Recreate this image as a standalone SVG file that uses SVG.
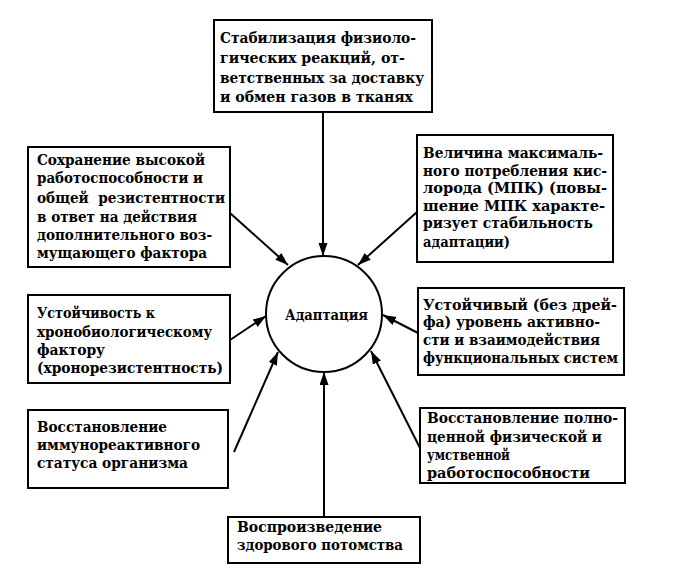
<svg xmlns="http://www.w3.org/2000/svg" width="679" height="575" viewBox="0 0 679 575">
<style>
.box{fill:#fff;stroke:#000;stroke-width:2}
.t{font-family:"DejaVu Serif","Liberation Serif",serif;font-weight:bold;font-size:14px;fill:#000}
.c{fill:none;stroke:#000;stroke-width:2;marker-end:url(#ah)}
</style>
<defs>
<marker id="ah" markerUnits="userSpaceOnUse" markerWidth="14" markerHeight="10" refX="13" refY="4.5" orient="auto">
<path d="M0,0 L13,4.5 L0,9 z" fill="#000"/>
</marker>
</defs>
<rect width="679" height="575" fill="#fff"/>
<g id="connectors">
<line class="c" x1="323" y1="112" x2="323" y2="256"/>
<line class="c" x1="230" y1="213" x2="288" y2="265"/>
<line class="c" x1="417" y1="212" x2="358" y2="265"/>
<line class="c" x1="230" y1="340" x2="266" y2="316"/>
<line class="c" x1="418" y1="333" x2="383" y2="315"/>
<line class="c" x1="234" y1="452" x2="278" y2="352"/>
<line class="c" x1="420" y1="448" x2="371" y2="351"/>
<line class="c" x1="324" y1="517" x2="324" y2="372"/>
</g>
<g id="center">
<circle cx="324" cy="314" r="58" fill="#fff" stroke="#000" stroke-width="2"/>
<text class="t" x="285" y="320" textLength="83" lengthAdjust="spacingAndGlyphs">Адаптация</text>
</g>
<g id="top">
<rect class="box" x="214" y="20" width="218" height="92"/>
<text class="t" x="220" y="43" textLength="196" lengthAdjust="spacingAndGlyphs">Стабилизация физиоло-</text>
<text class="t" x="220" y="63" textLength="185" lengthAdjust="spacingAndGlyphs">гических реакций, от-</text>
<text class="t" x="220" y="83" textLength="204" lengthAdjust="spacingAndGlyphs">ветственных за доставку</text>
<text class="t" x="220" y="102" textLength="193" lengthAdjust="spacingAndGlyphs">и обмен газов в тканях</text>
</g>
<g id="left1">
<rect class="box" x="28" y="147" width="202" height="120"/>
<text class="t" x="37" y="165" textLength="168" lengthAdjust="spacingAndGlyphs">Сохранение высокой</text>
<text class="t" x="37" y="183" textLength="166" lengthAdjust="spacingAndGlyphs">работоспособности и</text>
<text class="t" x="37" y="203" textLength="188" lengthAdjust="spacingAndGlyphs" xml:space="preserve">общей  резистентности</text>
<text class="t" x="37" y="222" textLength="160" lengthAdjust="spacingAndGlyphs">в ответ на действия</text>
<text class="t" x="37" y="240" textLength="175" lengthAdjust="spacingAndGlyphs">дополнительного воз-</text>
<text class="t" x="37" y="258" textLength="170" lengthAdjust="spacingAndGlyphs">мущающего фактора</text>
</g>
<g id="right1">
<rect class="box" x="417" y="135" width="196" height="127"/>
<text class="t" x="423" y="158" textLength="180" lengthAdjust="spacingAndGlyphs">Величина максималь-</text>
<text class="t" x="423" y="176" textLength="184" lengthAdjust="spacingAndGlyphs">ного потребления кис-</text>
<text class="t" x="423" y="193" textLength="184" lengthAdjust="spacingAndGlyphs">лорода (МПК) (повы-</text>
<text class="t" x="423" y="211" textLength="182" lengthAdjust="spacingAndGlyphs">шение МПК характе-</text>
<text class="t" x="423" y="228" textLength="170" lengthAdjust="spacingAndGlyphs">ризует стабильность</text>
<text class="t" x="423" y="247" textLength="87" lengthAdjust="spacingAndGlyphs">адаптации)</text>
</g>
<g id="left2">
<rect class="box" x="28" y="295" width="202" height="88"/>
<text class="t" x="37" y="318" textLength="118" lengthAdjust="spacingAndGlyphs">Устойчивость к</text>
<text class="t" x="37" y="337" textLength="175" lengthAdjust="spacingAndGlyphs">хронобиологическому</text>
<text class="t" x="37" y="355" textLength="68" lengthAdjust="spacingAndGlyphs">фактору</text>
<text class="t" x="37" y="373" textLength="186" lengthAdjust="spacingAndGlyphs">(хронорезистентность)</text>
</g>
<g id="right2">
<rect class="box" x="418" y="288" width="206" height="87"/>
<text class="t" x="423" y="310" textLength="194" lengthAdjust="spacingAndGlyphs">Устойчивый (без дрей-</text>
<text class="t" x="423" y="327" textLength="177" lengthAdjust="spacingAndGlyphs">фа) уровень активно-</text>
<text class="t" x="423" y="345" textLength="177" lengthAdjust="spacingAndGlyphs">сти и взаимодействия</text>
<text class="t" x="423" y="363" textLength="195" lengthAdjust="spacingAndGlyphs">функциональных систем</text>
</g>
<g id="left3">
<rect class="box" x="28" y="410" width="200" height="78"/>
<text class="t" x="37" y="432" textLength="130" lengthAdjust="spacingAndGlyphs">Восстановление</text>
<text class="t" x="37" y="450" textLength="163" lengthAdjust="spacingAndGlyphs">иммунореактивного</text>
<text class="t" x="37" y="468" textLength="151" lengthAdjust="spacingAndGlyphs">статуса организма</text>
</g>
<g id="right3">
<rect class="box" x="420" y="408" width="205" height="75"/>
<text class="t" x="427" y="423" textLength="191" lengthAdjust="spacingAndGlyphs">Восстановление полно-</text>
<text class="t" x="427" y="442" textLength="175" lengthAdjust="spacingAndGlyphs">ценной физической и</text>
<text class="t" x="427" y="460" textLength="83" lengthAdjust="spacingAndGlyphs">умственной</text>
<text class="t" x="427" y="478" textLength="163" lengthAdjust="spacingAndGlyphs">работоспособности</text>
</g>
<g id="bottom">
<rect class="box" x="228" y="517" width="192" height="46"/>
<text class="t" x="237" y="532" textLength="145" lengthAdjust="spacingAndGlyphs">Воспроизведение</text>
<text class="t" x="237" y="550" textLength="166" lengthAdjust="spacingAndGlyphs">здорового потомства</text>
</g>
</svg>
* * *
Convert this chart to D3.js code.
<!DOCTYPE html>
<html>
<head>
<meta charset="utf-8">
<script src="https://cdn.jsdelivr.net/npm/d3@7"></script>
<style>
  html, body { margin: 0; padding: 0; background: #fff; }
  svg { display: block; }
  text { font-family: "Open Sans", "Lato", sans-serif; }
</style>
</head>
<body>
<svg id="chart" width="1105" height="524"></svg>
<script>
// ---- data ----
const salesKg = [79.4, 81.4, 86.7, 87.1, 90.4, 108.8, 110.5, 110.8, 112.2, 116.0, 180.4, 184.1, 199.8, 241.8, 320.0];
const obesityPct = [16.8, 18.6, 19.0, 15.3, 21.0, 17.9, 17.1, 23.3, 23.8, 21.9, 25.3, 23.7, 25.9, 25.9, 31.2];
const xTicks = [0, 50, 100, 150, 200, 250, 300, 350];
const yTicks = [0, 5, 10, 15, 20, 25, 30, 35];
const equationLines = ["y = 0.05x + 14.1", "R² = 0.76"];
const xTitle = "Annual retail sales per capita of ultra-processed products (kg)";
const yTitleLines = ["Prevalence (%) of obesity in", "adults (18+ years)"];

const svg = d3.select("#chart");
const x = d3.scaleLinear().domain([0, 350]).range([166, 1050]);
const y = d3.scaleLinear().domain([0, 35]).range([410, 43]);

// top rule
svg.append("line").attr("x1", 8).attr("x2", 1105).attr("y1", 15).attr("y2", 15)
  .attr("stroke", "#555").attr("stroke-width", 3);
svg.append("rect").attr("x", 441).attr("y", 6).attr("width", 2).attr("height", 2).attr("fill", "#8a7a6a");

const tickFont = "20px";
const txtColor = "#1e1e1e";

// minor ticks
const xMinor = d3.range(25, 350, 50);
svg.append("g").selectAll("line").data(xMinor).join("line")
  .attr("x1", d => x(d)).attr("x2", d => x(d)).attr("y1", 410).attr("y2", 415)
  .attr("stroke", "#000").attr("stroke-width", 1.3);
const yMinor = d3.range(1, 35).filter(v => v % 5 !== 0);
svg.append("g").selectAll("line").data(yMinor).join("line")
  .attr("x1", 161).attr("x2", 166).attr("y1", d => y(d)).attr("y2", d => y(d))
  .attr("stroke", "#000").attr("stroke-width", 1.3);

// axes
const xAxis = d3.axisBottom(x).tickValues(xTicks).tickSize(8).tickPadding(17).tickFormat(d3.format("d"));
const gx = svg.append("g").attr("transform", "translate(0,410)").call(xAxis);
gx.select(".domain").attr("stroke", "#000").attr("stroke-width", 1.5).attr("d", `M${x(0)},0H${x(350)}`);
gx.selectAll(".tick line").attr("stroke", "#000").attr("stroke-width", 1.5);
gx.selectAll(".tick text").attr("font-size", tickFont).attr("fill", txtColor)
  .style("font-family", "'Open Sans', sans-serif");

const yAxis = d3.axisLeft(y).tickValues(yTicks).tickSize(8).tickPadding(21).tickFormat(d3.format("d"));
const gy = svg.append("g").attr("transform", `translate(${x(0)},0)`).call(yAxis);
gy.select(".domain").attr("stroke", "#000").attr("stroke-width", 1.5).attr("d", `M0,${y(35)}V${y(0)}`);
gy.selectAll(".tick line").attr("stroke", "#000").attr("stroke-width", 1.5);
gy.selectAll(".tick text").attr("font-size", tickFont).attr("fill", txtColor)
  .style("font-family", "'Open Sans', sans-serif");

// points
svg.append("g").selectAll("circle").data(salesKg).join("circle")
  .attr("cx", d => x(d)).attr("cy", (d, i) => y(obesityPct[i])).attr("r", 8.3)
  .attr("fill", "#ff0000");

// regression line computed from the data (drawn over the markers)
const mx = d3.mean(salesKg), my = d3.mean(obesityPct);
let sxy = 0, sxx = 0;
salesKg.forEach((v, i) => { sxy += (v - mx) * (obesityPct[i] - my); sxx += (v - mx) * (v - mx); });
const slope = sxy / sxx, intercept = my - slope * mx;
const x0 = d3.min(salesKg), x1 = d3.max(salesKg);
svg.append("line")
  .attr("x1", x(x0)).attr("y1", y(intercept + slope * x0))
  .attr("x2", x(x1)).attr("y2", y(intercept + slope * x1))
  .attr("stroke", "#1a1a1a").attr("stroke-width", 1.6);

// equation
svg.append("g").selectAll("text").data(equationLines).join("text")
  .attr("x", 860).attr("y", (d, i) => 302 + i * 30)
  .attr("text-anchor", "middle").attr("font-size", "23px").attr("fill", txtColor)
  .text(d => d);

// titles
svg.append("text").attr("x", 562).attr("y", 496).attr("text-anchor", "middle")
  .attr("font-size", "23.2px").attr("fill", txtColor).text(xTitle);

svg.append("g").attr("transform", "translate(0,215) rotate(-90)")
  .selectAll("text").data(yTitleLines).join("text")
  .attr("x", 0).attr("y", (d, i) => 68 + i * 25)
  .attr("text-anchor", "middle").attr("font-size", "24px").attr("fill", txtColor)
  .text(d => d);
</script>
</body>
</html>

## Challenge
Each line holding "this" must be found and copied.

## Correct output
Recreate this image as a standalone SVG file that uses SVG.
Convert this chart to D3.js code.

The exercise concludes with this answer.